I have tried to bridge half of my MATIC tokens and convert them to SOL on the Solana Mainnet Beta, however I have not received anything on the Solana side yet. It has been approximately one hour since I originally used the “Bridge” feature directly in the Brave Wallet, and the transaction has gone through on the Polygon side of things. As I am fairly new to crypto, I don’t know how long these things usually take but I feel like something may have gone wrong as I don’t think it should take this long.
Here is my transaction on the blockchain on Polygon, and here is my Solana account, which has received nothing yet at the time of writing.
The key pieces of information are at the very bottom of that data:
"status": "DONE": The bridging process is finished.
"substatus": "REFUNDED": This is the critical part. It means the bridge failed to send the SOL to your Solana wallet, and instead, it returned the funds to you on the Polygon network.

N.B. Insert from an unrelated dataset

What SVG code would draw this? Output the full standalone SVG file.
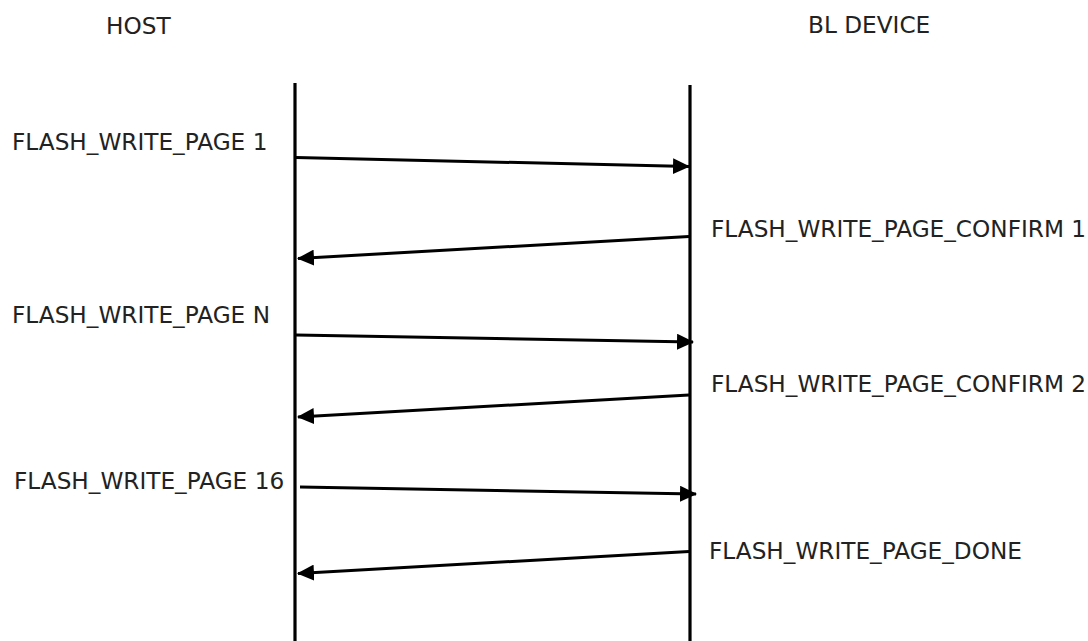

"substatusMessage": "The tokens were refunded to the user."
Where are your tokens now?
Because the bridge couldn’t complete the swap to Solana (likely due to a price change or a technical error during the process), it sent your funds back to your original Polygon wallet address.
However, if you look at the "receiving" section of that data, you will see that they weren’t sent back as native POL/MATIC. They were refunded as:
Token:USDC.e (Bridged USD Coin)
Amount: Approximately 50794 (which, with 6 decimals, is about $0.05 USD).
The bridge worked exactly as it was supposed to for a “failed” transaction. It realized it couldn’t complete the swap to Solana and safely returned your funds to your Polygon wallet. You now have about 0.05 USDC.e sitting in your Polygon wallet.
While the bridge doesn’t give a specific error code, the most likely reason is the transaction size. Most bridges have a minimum limit (often $5 to $10) to ensure the amount being sent is enough to cover the network fees on the destination side (Solana).
Since the total value here was approximately $0.05 USD, the bridge likely triggered an automatic refund because the cost to process the transaction on Solana would have been nearly as high as the transfer itself.